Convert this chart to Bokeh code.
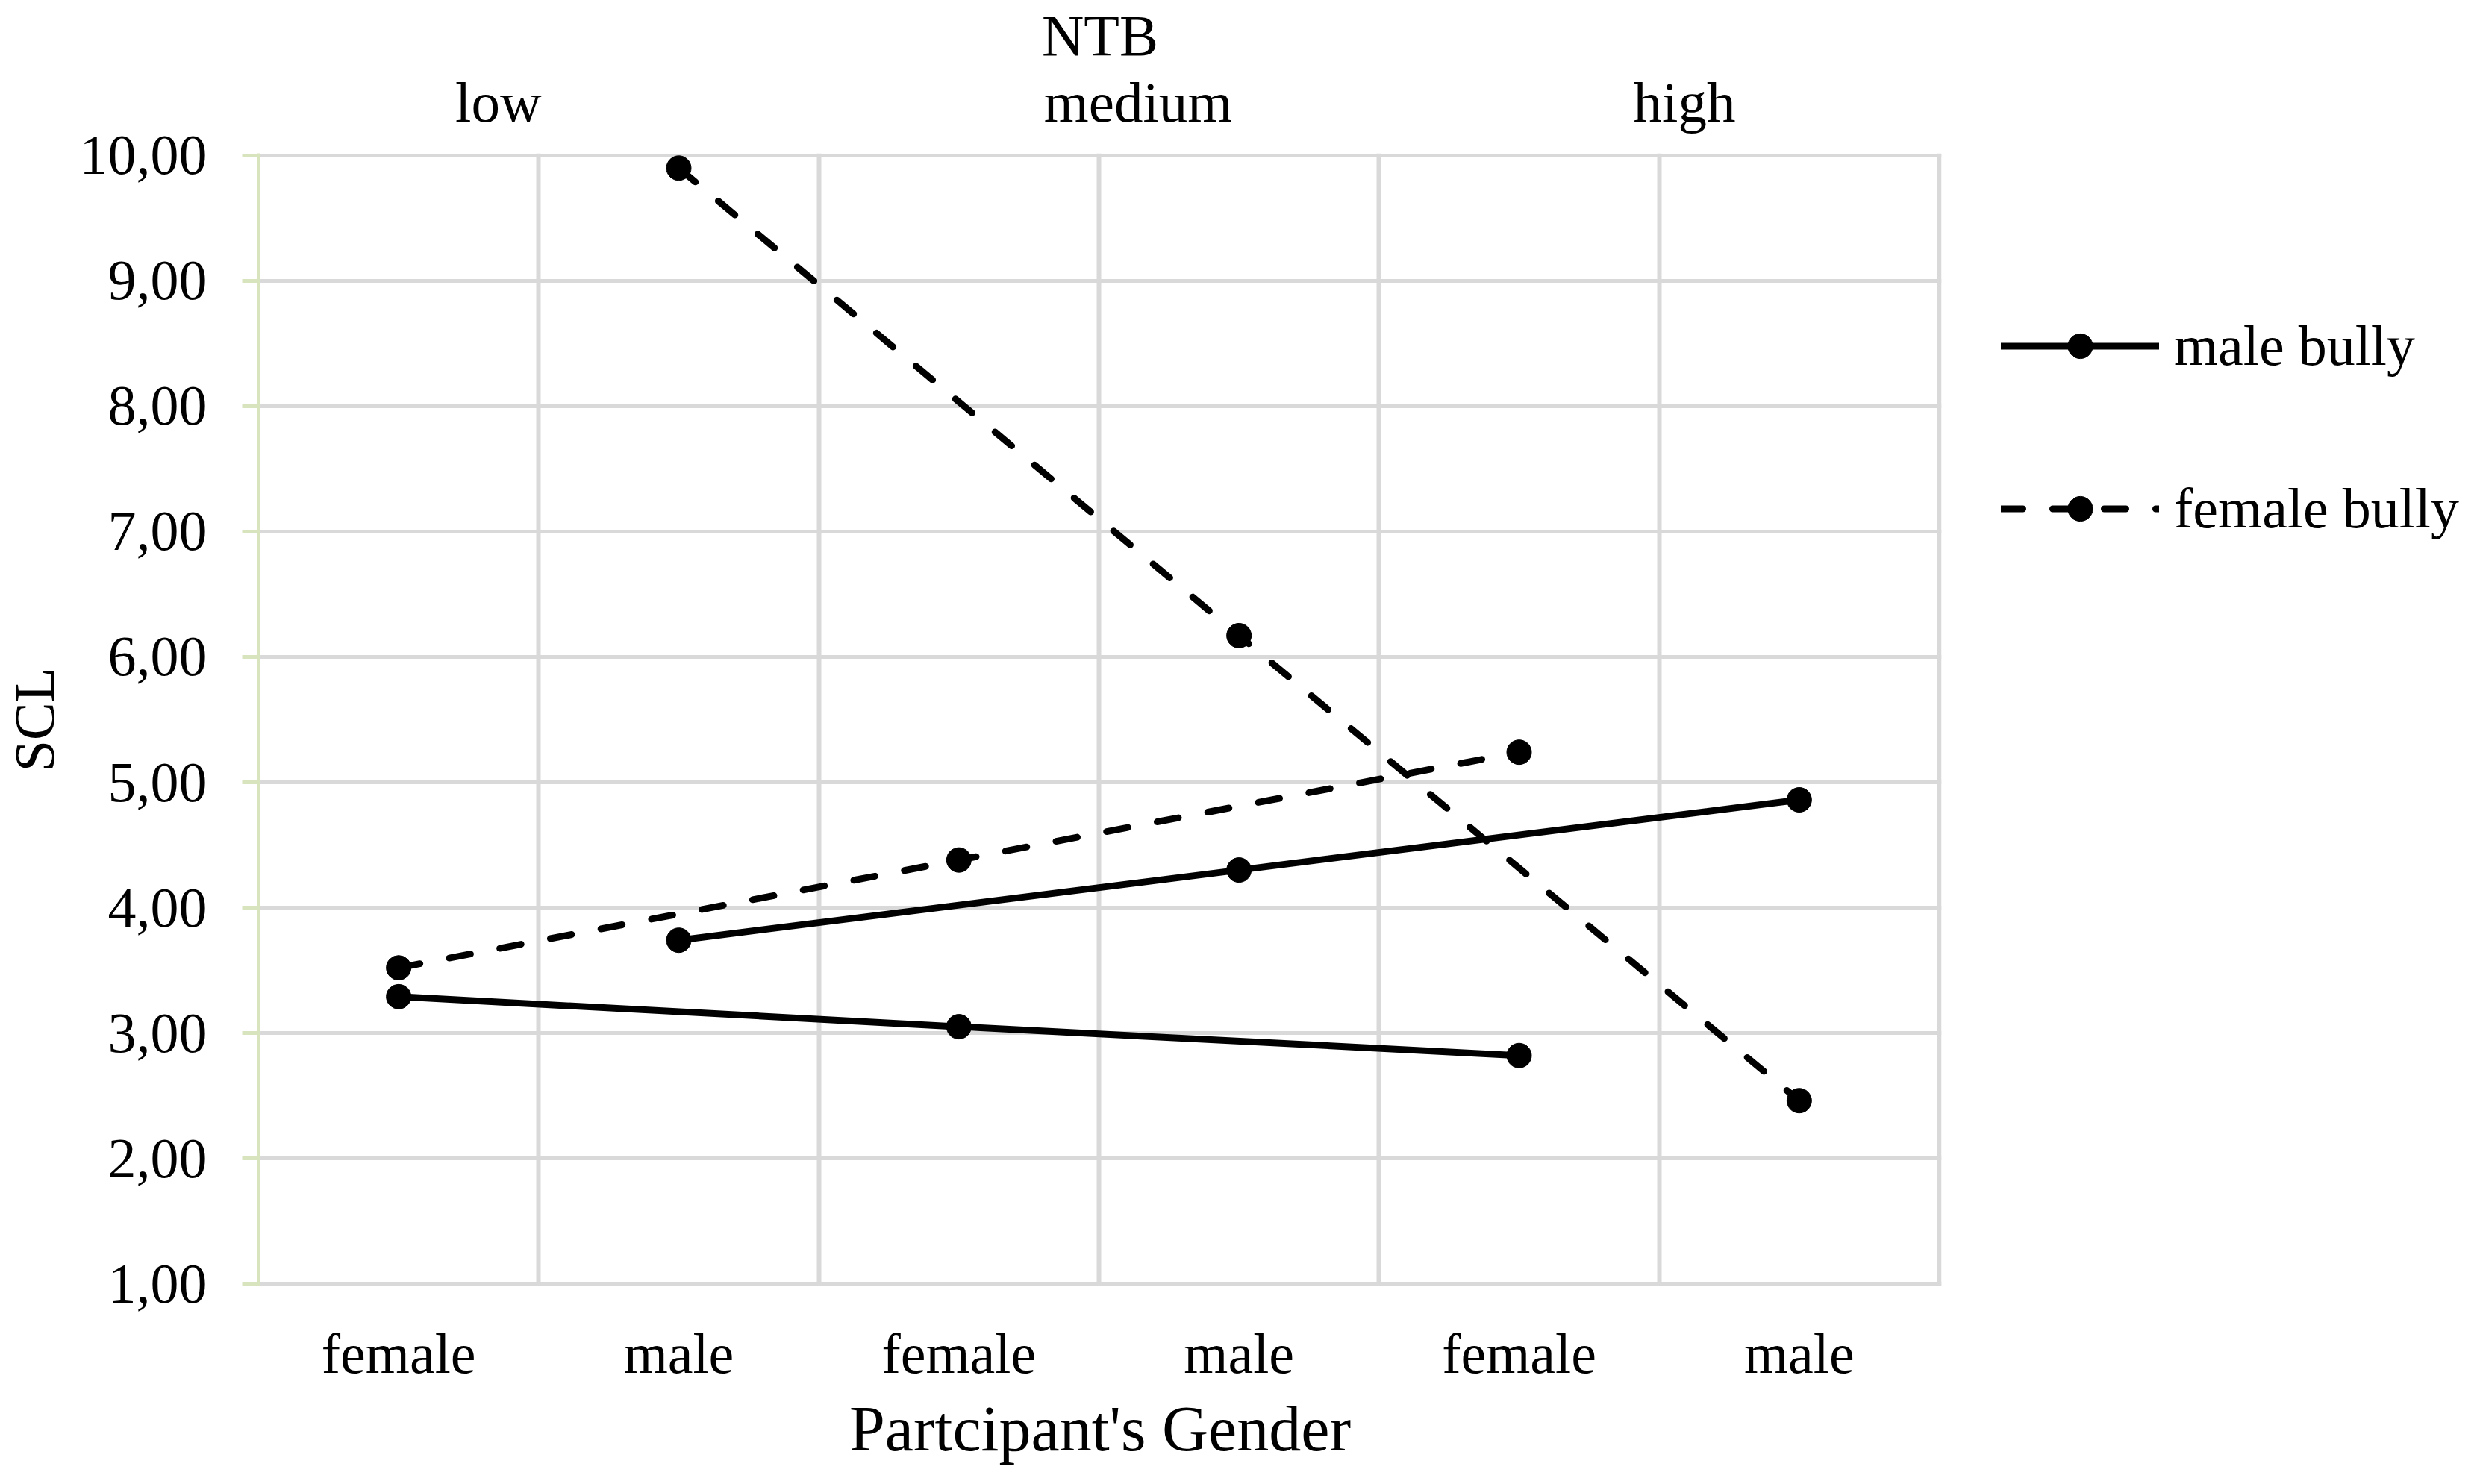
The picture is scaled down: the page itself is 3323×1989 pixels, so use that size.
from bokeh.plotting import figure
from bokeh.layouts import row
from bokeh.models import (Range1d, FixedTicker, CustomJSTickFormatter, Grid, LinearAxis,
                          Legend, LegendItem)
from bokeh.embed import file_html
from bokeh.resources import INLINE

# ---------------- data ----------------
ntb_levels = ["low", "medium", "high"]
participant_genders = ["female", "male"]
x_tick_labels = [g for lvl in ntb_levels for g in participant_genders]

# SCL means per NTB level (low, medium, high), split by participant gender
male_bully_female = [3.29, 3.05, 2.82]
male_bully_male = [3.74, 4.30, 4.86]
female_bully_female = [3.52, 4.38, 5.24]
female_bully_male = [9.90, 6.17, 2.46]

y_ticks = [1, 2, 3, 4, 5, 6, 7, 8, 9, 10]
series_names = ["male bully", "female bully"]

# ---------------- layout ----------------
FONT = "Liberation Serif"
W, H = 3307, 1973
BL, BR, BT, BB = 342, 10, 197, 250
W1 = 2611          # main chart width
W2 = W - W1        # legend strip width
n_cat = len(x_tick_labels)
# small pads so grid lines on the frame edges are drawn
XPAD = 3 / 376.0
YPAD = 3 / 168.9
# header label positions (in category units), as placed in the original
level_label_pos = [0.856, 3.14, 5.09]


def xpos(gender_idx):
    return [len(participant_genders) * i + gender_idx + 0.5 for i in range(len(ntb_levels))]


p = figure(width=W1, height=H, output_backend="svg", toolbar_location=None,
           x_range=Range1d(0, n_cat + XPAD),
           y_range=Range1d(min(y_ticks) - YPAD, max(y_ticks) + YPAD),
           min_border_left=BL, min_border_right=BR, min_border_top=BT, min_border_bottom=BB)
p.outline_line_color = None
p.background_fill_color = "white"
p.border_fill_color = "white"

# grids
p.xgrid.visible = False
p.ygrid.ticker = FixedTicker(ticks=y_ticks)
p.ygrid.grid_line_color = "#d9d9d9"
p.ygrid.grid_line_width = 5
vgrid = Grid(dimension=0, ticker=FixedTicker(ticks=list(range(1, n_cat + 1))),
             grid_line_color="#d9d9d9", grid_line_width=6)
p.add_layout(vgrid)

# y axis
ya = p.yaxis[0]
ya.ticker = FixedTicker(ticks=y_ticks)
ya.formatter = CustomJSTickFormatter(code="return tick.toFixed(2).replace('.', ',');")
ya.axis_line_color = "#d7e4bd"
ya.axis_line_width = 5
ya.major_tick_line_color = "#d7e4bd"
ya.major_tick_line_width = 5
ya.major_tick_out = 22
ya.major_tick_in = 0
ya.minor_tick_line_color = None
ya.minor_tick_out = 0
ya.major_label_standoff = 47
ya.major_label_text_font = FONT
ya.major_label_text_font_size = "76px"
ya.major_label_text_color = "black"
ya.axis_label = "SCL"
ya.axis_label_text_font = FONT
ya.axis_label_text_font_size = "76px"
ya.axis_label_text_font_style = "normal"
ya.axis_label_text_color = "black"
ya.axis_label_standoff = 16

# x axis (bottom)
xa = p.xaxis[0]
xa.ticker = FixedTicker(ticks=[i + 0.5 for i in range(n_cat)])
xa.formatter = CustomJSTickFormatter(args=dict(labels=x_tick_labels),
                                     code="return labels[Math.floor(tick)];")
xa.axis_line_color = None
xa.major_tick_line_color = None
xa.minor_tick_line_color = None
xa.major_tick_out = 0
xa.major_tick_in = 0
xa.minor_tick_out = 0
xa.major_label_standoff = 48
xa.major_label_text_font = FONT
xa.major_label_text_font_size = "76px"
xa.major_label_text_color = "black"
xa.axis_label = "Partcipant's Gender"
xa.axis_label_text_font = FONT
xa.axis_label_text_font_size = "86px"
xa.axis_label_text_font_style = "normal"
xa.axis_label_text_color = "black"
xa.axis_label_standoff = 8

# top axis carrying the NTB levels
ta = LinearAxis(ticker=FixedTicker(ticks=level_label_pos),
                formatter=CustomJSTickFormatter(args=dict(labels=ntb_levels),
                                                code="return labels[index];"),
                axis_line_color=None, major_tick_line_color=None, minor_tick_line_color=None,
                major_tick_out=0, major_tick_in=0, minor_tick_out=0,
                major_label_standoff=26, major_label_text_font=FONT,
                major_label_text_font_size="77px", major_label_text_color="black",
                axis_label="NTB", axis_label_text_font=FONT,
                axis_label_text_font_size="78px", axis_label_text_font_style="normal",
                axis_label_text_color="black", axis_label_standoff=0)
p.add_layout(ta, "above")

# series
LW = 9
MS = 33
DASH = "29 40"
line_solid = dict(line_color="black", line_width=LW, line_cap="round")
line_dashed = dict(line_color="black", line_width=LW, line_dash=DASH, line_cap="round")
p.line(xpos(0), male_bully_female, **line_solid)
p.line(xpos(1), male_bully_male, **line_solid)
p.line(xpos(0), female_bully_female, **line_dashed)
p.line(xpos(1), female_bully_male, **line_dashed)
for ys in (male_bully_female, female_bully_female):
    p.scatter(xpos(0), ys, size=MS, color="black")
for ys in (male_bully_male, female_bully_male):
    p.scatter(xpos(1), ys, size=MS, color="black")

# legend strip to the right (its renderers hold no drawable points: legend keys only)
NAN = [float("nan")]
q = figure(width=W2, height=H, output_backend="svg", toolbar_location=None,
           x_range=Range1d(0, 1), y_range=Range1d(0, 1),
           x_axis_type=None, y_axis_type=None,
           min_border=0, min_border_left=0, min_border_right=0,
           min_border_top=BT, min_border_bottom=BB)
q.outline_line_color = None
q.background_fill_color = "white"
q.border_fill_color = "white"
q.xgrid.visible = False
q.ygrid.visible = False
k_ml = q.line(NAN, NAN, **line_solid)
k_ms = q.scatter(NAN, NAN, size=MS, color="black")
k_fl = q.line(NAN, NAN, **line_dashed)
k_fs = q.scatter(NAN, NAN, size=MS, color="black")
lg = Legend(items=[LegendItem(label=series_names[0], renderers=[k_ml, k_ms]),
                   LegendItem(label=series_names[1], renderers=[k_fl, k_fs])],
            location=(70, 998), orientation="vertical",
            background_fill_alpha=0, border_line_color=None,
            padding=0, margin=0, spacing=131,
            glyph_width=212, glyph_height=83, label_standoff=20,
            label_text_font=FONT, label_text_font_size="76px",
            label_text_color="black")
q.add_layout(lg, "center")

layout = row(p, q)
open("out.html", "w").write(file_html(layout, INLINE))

........

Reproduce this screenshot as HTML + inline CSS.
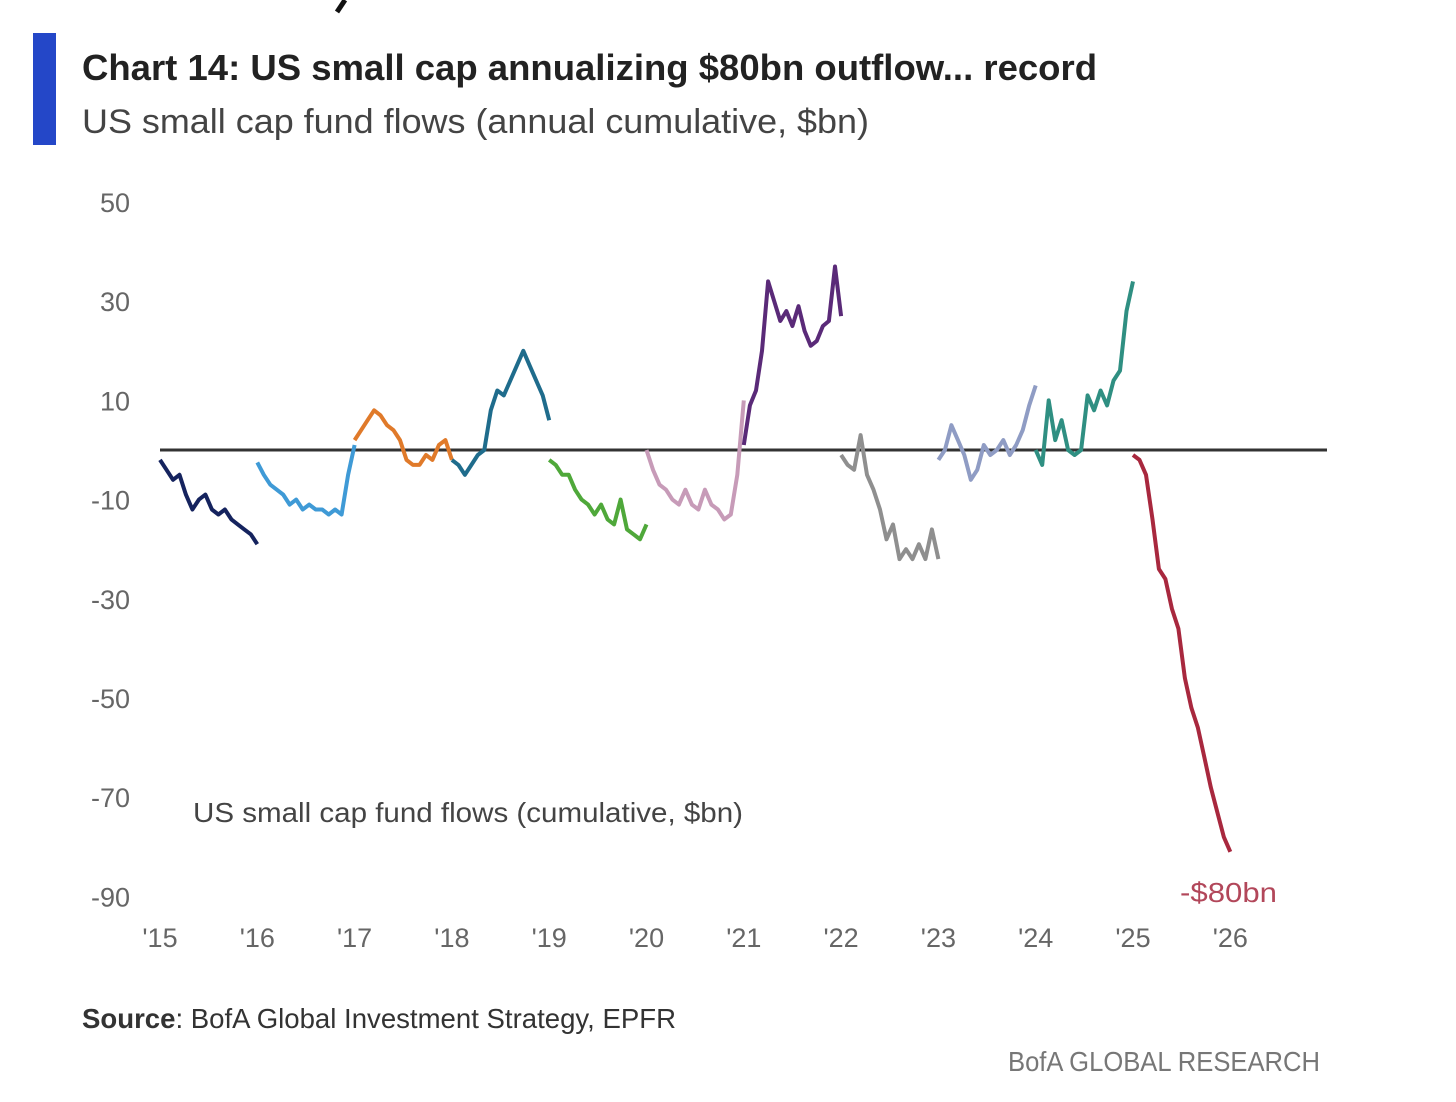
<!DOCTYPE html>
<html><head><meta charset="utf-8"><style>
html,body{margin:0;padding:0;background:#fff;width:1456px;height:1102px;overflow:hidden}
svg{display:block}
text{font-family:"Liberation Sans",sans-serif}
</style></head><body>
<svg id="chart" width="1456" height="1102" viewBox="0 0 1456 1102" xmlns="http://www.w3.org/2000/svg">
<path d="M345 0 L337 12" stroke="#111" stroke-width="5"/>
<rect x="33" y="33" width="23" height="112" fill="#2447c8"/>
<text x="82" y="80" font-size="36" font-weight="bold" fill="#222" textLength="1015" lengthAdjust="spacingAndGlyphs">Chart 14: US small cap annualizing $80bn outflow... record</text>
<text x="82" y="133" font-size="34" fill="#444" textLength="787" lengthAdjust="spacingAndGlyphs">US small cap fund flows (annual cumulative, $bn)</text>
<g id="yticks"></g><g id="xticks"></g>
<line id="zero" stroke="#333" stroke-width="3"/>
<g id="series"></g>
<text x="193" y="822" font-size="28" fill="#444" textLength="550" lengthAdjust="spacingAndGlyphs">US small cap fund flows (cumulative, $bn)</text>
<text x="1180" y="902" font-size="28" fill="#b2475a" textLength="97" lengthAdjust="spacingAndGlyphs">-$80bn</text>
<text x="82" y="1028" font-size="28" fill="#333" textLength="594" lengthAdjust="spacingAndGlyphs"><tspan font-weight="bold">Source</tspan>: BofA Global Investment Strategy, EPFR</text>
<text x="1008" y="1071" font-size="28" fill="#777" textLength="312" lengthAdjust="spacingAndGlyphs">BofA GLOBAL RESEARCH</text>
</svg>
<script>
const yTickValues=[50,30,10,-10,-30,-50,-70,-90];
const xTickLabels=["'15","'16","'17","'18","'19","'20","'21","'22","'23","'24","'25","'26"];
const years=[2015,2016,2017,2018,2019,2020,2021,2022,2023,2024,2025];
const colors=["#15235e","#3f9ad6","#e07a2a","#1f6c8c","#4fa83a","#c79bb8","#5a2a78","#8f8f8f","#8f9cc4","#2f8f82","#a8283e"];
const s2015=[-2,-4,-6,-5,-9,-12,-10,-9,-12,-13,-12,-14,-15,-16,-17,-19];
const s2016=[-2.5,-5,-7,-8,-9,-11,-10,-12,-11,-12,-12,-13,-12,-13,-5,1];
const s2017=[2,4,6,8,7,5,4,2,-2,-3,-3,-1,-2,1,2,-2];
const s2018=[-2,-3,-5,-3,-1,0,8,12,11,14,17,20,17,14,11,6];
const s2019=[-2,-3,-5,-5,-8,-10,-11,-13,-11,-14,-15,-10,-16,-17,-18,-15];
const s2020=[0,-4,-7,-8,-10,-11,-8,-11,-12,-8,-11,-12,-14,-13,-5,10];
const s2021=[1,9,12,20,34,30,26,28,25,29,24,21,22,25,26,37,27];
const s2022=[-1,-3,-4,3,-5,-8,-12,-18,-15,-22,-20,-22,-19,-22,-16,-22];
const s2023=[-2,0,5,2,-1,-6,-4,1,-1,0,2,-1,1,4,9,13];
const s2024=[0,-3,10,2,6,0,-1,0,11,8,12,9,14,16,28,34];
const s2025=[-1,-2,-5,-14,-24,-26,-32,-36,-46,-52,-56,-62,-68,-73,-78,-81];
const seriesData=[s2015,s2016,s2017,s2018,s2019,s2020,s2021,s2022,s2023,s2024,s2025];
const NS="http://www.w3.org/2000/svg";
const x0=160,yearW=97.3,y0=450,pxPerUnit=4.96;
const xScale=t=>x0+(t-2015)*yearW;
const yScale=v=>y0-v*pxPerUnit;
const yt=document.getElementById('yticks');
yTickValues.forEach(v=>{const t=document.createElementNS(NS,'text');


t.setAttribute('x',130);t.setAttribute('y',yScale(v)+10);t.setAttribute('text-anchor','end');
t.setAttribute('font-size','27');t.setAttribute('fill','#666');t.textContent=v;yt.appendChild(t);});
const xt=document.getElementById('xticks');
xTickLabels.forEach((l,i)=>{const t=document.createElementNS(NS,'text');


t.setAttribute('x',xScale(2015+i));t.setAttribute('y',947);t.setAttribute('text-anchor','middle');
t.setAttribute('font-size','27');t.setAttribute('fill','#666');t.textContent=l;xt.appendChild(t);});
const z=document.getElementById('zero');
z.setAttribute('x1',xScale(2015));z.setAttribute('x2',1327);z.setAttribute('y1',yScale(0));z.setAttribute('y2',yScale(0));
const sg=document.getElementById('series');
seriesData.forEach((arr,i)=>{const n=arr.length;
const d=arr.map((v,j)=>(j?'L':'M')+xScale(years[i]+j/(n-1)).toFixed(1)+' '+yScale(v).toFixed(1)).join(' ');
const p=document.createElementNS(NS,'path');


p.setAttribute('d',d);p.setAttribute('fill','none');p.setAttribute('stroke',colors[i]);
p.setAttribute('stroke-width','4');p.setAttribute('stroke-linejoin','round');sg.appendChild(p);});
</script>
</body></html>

........

Pictures do not belong in the copy. Reproduce exactly the lines from the one with "Convert this chart to Bokeh code." to the one with "from bokeh.resources import INLINE", both lines included.

Convert this chart to Bokeh code.
The picture is scaled down: the page itself is 3323×1989 pixels, so use that size.
from bokeh.plotting import figure
from bokeh.layouts import row
from bokeh.models import (Range1d, FixedTicker, CustomJSTickFormatter, Grid, LinearAxis,
                          Legend, LegendItem)
from bokeh.embed import file_html
from bokeh.resources import INLINE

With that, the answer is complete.